Consumers cutting back on cutbacks
Retail analysts are seeing a slight shift in consumer confidence. Shoppers are a little more likely to spend their extra pocket money right now. The only problem is finding any extra money. Bob Moon reports.
A customer with a comfortable purchase pushes his shopping cart through a Costco in San Francisco (Justin Sullivan/Getty Images)
TEXT OF STORY
Steve Chiotakis: Retail stocks ended on an up note on Friday. But when can we expect that sunny sentiment to show up at the cash register? Here's Marketplace's Bob Moon.
Bob Moon: If only penny-pinching consumers had a little extra spending money, retail consultant Wendy Leibmann says it wouldn't take much for it to start burning a hole in their pocket:
Wendy Leibmann: You know, they've just been so locked in they feel like they've been hermits.

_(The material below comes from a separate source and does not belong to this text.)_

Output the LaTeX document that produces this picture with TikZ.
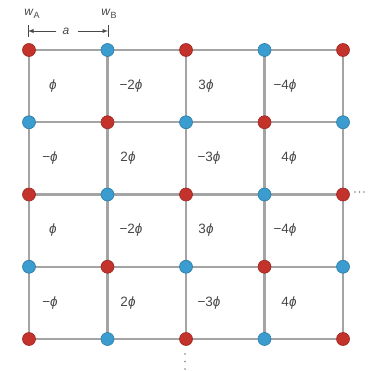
\documentclass[tikz,border=0pt]{standalone}
\usepackage{fontspec}
\setmainfont{Liberation Sans}
\begin{document}
\begin{tikzpicture}[x=1pt,y=-1pt,
  gridline/.style={draw=gridgray,line width=2.2pt},
  reddot/.style={circle,fill=dotred,draw=dotred!80!black,line width=0.6pt,minimum size=13pt,inner sep=0pt},
  bluedot/.style={circle,fill=dotblue,draw=dotblue!80!black,line width=0.6pt,minimum size=13pt,inner sep=0pt},
  celllabel/.style={font=\fontsize{13.5}{15}\selectfont,text=txtgray,anchor=center,inner sep=0pt},
  toplabel/.style={font=\fontsize{12}{14}\selectfont,text=txtgray,inner sep=0pt},
  smalldot/.style={circle,fill=txtgray!70,inner sep=0pt,minimum size=1.8pt}]
\definecolor{gridgray}{HTML}{A4A4A4}
\definecolor{dotred}{HTML}{C4322C}
\definecolor{dotblue}{HTML}{3A9CCF}
\definecolor{txtgray}{HTML}{484848}
\useasboundingbox (0,0) rectangle (368,371);
% grid lines
\foreach \j in {0,...,4}{
  \pgfmathsetmacro{\yy}{50+72.25*\j}
  \draw[gridline] (29,\yy) -- (343,\yy);
}
\foreach \i in {0,...,4}{
  \pgfmathsetmacro{\xx}{29+78.5*\i}
  \draw[gridline] (\xx,50) -- (\xx,339);
}
% dots
\foreach \i in {0,...,4}{
  \foreach \j in {0,...,4}{
    \pgfmathsetmacro{\xx}{29+78.5*\i}
    \pgfmathsetmacro{\yy}{50+72.25*\j}
    \pgfmathtruncatemacro{\parity}{mod(\i+\j,2)}
    \ifnum\parity=0
      \node[reddot] (n\i\j) at (\xx,\yy) {};
    \else
      \node[bluedot] (n\i\j) at (\xx,\yy) {};
    \fi
  }
}
% cell labels
\node[celllabel] (c11) at (53,86) {\textit{ϕ}};
\node[celllabel] (c21) at (131,86) {−2\textit{ϕ}};
\node[celllabel] (c31) at (206,86) {3\textit{ϕ}};
\node[celllabel] (c41) at (285,86) {−4\textit{ϕ}};
\node[celllabel] (c12) at (50,158) {−\textit{ϕ}};
\node[celllabel] (c22) at (128,158) {2\textit{ϕ}};
\node[celllabel] (c32) at (209,158) {−3\textit{ϕ}};
\node[celllabel] (c42) at (289,158) {4\textit{ϕ}};
\node[celllabel] (c13) at (53,230) {\textit{ϕ}};
\node[celllabel] (c23) at (131,230) {−2\textit{ϕ}};
\node[celllabel] (c33) at (206,230) {3\textit{ϕ}};
\node[celllabel] (c43) at (285,230) {−4\textit{ϕ}};
\node[celllabel] (c14) at (50,303) {−\textit{ϕ}};
\node[celllabel] (c24) at (128,303) {2\textit{ϕ}};
\node[celllabel] (c34) at (209,303) {−3\textit{ϕ}};
\node[celllabel] (c44) at (289,303) {4\textit{ϕ}};
% top labels
\node[toplabel] (wA) at (32,14) {\textit{w}\raisebox{-0.5ex}{\fontsize{9}{10}\selectfont A}};
\node[toplabel] (wB) at (109,14) {\textit{w}\raisebox{-0.5ex}{\fontsize{9}{10}\selectfont B}};
\node[toplabel] (alab) at (66,31) {\textit{a}};
\coordinate (aL) at (28,31);
\coordinate (aR) at (108,31);
\draw[txtgray,line width=0.9pt] (28,25) -- (28,37);
\draw[txtgray,line width=0.9pt] (108,25) -- (108,37);
\draw[txtgray,line width=0.9pt,-latex] (alab.west) ++(-6,0) -- (aL);
\draw[txtgray,line width=0.9pt,-latex] (alab.east) ++(8,0) -- (aR);
% continuation dots
\foreach \k in {0,1,2}{
  \node[smalldot] (h\k) at (355+4.5*\k,192) {};
  \node[smalldot] (v\k) at (185,354+7.5*\k) {};
}
\end{tikzpicture}
\end{document}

Liebmann heads WSL Strategic Retail. Her research is detecting an ever-so-slight shift in consumer spending:
Liebmann: They're not cutting back as much as they were -- and that's partly because they've cut back so much over the last 18 months. It's really just that the cutting back has been cut back, if you know what I mean.
That's a hopeful sign -- but there's also a discouraging sign hanging over our heads that reads "buyers beware:"
Liebmann: One in three tell us that they are very concerned about themselves or somebody in their family losing a job in the near future. So there is that real, it's not even underlying concern, it's really a fundamental concern.
And the rise in gas prices is diverting what might otherwise be extra spending money.
So in spite of subtle shifts in some consumer confidence surveys, Liebmann says it could take some time for that wishful thinking to really register.
In Los Angeles, I'm Bob Moon for Marketplace.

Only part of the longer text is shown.